[INSTRUCTION] Count only the lines of the records that hold "this", then give the number without any other words.

[Entries with chart source code]
════════════════════

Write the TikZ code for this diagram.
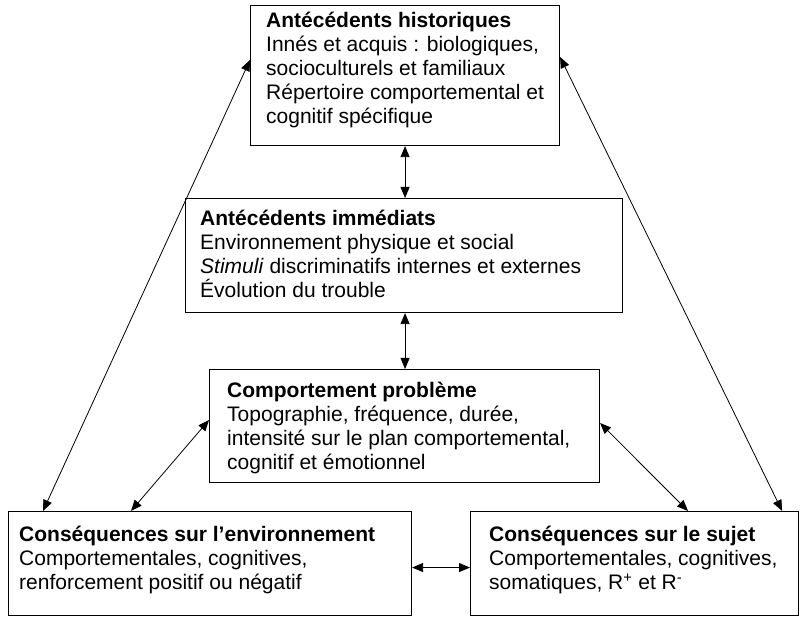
\documentclass[tikz,border=0pt]{standalone}
\usepackage{fontspec}
\setmainfont{Liberation Sans}
\usetikzlibrary{positioning}
\usetikzlibrary{arrows.meta}
\tikzset{
    % Filled triangle heads, as in the original figure
    >={Triangle[length=11pt, width=9pt]},
%
    % An empty frame of given size, placed by its top left corner
    bloc/.style={draw, line width=1.1pt, anchor=north west, inner sep=0pt},
%
    % The lines of text set inside a frame
    texte/.style={inner sep=0pt, align=left,
        font=\fontsize{21}{24}\selectfont},
%
    % Two way links between frames
    lien/.style={<->, line width=0.8pt}}

\begin{document}
\begin{tikzpicture}[x=1pt, y=-1pt]
\useasboundingbox (0,0) rectangle (801,617);

\node (hist) [bloc, minimum width=309pt, minimum height=140pt] at (250,5) {};
\node (histtexte) [texte, below right=7pt and 16pt of hist.north west]
    {\textbf{Antécédents historiques}\\
     Innés et acquis : biologiques,\\
     socioculturels et familiaux\\
     Répertoire comportemental et\\
     cognitif spécifique};

\node (imm) [bloc, minimum width=437pt, minimum height=114pt] at (185,198) {};
\node (immtexte) [texte, below right=12pt and 15pt of imm.north west]
    {\textbf{Antécédents immédiats}\\
     Environnement physique et social\\
     \textit{Stimuli} discriminatifs internes et externes\\
     Évolution du trouble};

\node (comp) [bloc, minimum width=390pt, minimum height=113pt] at (209,369) {};
\node (comptexte) [texte, below right=13pt and 18pt of comp.north west]
    {\textbf{Comportement problème}\\
     Topographie, fréquence, durée,\\
     intensité sur le plan comportemental,\\
     cognitif et émotionnel};

\node (envir) [bloc, minimum width=403pt, minimum height=104pt] at (8,511) {};
\node (envirtexte) [texte, below right=15pt and 11pt of envir.north west]
    {\textbf{Conséquences sur l’environnement}\\
     Comportementales, cognitives,\\
     renforcement positif ou négatif};

\node (sujet) [bloc, minimum width=328pt, minimum height=104pt] at (470,511) {};
\node (sujettexte) [texte, below right=15pt and 19pt of sujet.north west]
    {\textbf{Conséquences sur le sujet}\\
     Comportementales, cognitives,\\
     somatiques, R\textsuperscript{+} et R\textsuperscript{-}};

\draw [lien] (hist.south) -- (hist.south |- imm.north);
\draw [lien] (hist.south |- imm.south) -- (hist.south |- comp.north);

\draw [lien] ([yshift=-55pt]hist.north west) -- ([xshift=35pt]envir.north west);
\draw [lien] ([yshift=-52pt]hist.north east) -- ([xshift=-17pt]sujet.north east);

\draw [lien] ([yshift=-51pt]comp.north west) -- ([xshift=123pt]envir.north west);
\draw [lien] ([yshift=-54pt]comp.north east) -- ([xshift=218pt]sujet.north west);

\draw [lien] ([yshift=-4pt]envir.east) -- ([yshift=-4pt]sujet.west);

\end{tikzpicture}
\end{document}
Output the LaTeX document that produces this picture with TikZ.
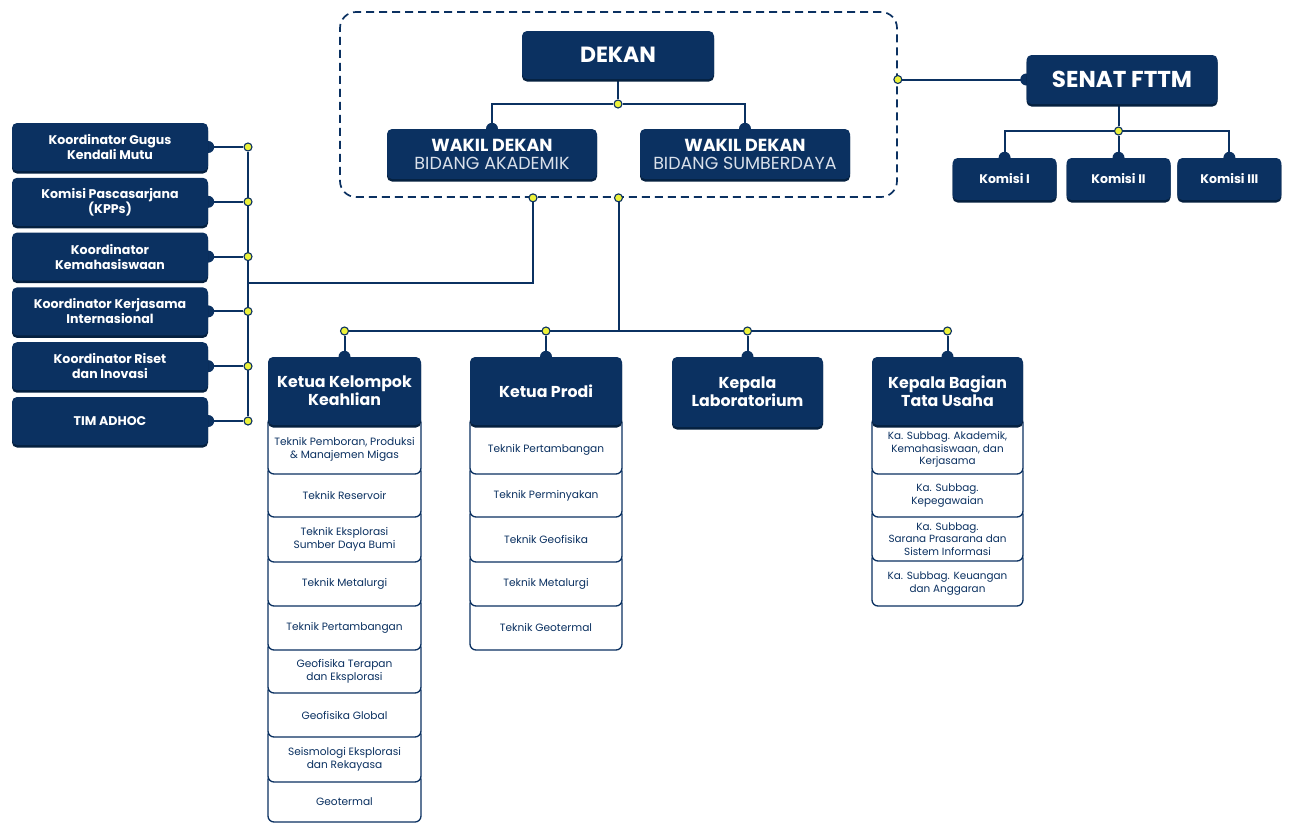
\documentclass[tikz,border=0pt]{standalone}
\usepackage{fontspec}
\setmainfont{Poppins}
\usetikzlibrary{positioning,calc,shadows,backgrounds}

\definecolor{navy}{HTML}{0B3161}
\definecolor{navyshade}{HTML}{05203F}
\definecolor{dotyellow}{HTML}{EDF23A}
\definecolor{paleblue}{HTML}{D9E0EA}

\newcommand{\dekanfont}{\fontsize{22}{24}\selectfont\bfseries}
\newcommand{\wakilfont}{\fontsize{17.5}{18}\selectfont}
\newcommand{\headfont}{\fontsize{15.8}{18}\selectfont\bfseries}
\newcommand{\sidefont}{\fontsize{12.6}{15}\selectfont\bfseries}

\tikzset{
  unit/.style={fill=navy, rounded corners=5pt, text=white, align=center, inner sep=2pt,
    drop shadow={shadow xshift=0pt, shadow yshift=-2.5pt, fill=navyshade, opacity=1}},
  listcell/.style={draw=navy, fill=white, line width=1.3pt, rounded corners=6pt},
  itemtext/.style={text=navy, align=center, inner sep=0pt, font=\fontsize{10.6}{13}\selectfont},
  conn/.style={draw=navy, line width=2pt},
  junc/.style={circle, draw=navy, fill=dotyellow, line width=1.1pt, minimum size=8pt, inner sep=0pt},
  bump/.style={fill=navy},
}

\begin{document}
\begin{tikzpicture}[x=1pt,y=-1pt]
\useasboundingbox (0,0) rectangle (1291,823);
%
% pimpinan fakultas
\node[draw=navy, dash pattern=on 8pt off 5pt, line width=1.7pt, rounded corners=16pt,
  minimum width=557, minimum height=185] (grp) at (618.5,104.5) {};
\node[unit, minimum width=192, minimum height=48, font=\dekanfont] (dekan) at (618,55) {DEKAN};
\node[unit, minimum width=210, minimum height=50, font=\wakilfont] (wdak) at (492,154)
  {\textbf{WAKIL DEKAN}\\{\color{paleblue}BIDANG AKADEMIK}};
\node[unit, minimum width=210, minimum height=50, font=\wakilfont] (wdsd) at (745,154)
  {\textbf{WAKIL DEKAN}\\{\color{paleblue}BIDANG SUMBERDAYA}};
\node[junc] (jdekan) at (618,104) {};
%
% senat
\node[unit, minimum width=191, minimum height=49, font=\fontsize{23}{25}\selectfont\bfseries] (senat) at (1122,79.5) {SENAT FTTM};
\node[unit, minimum width=104, minimum height=42, font=\fontsize{12.5}{14}\selectfont\bfseries] (kom2) at (1118.5,179) {Komisi II};
\node[unit, minimum width=104, minimum height=42, font=\fontsize{12.5}{14}\selectfont\bfseries, left=9.5pt of kom2] (kom1) {Komisi I};
\node[unit, minimum width=104, minimum height=42, font=\fontsize{12.5}{14}\selectfont\bfseries, right=6.5pt of kom2] (kom3) {Komisi III};
\node[junc] (jsenat) at (1118.5,131) {};
\node[junc] (jgrpR) at (grp.east |- senat) {};
%
% koordinator di kiri
\foreach \txt [count=\i] in {{Koordinator Gugus\\Kendali Mutu}, {Komisi Pascasarjana\\(KPPs)},
  {Koordinator\\Kemahasiswaan}, {Koordinator Kerjasama\\Internasional},
  {Koordinator Riset\\dan Inovasi}, {TIM ADHOC}}
{
  \node[unit, minimum width=196, minimum height=48, font=\sidefont] (koord\i) at (110,{147+54.8*(\i-1)}) {\txt};
  \node[junc] (kd\i) at (248,{147+54.8*(\i-1)}) {};
}
\coordinate (kbr) at (248,283);
\node[junc] (jgrpL) at ([xshift=-85.5pt]grp.south) {};
\node[junc] (jgrpM) at (grp.south) {};
%
% daftar di bawah kepala unit (dari bawah ke atas)
\foreach \ya/\yb/\txt [count=\n] in {782/822/Geotermal, 737/782/{Seismologi Eksplorasi\\dan Rekayasa},
  693/737/Geofisika Global, 650/693/{Geofisika Terapan\\dan Eksplorasi}, 606/650/Teknik Pertambangan,
  562/606/Teknik Metalurgi, 517/562/{Teknik Eksplorasi\\Sumber Daya Bumi}, 474/517/Teknik Reservoir,
  425/474/{Teknik Pemboran, Produksi\\\& Manajemen Migas}}
  \path[listcell] (268,\ya-8) rectangle (421,\yb) node[itemtext] (kk-\n) at (344.5,{(\ya+\yb)/2}) {\txt};
\foreach \ya/\yb/\txt [count=\n] in {606/650/Teknik Geotermal, 562/606/Teknik Metalurgi,
  517/562/Teknik Geofisika, 474/517/Teknik Perminyakan, 425/474/Teknik Pertambangan}
  \path[listcell] (470,\ya-8) rectangle (622,\yb) node[itemtext] (prodi-\n) at (546,{(\ya+\yb)/2}) {\txt};
\foreach \ya/\yb/\txt [count=\n] in {561/606/{Ka. Subbag. Keuangan\\dan Anggaran},
  517/561/{Ka. Subbag.\\Sarana Prasarana dan\\Sistem Informasi}, 474/517/{Ka. Subbag.\\Kepegawaian},
  425/474/{Ka. Subbag. Akademik,\\Kemahasiswaan, dan\\Kerjasama}}
  \path[listcell] (872,\ya-8) rectangle (1023,\yb) node[itemtext, font=\fontsize{10.4}{12.6}\selectfont] (btu-\n) at (947.5,{(\ya+\yb)/2}) {\txt};
%
% kepala unit
\node[unit, minimum width=153, minimum height=68, font=\headfont] (kk) at (344.5,391) {Ketua Kelompok\\Keahlian};
\node[unit, minimum width=152, minimum height=68, font=\headfont] (prodi) at (546,391) {Ketua Prodi};
\node[unit, minimum width=151, minimum height=70, font=\headfont] (lab) at (747.5,392) {Kepala\\Laboratorium};
\node[unit, minimum width=151, minimum height=68, font=\headfont] (btu) at (947.5,391) {Kepala Bagian\\Tata Usaha};
\foreach \u in {kk,prodi,lab,btu}
  \node[junc] (j\u) at (\u.north |- 0,331) {};
%
\begin{scope}[on background layer]
  \draw[conn] (dekan.south) -- (jdekan);
  \draw[conn] (wdak.north) |- (jdekan) -| (wdsd.north);
  \draw[conn] (jgrpR) -- (senat.west);
  \draw[conn] (senat.south -| jsenat) -- (jsenat) -- (kom2.north);
  \draw[conn] (kom1.north) |- (jsenat) -| (kom3.north);
  \foreach \i in {1,...,6}
    \draw[conn] (koord\i.east) -- (kd\i);
  \draw[conn] (kd1) -- (kd6);
  \draw[conn] (kbr) -| (jgrpL);
  \draw[conn] (jgrpM) -- (jgrpM |- jkk);
  \draw[conn] (jkk) -- (jbtu);
  \foreach \u in {kk,prodi,lab,btu}
    \draw[conn] (j\u) -- (\u.north);
  % tonjolan kecil di titik sambung
  \foreach \p in {wdak.north, wdsd.north, kom1.north, kom2.north, kom3.north, senat.west,
    kk.north, prodi.north, lab.north, btu.north}
    \fill[bump] (\p) circle[radius=6pt];
  \foreach \i in {1,...,6}
    \fill[bump] (koord\i.east) circle[radius=6pt];
\end{scope}
\end{tikzpicture}
\end{document}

════════════════════

[FINAL ANSWER] 2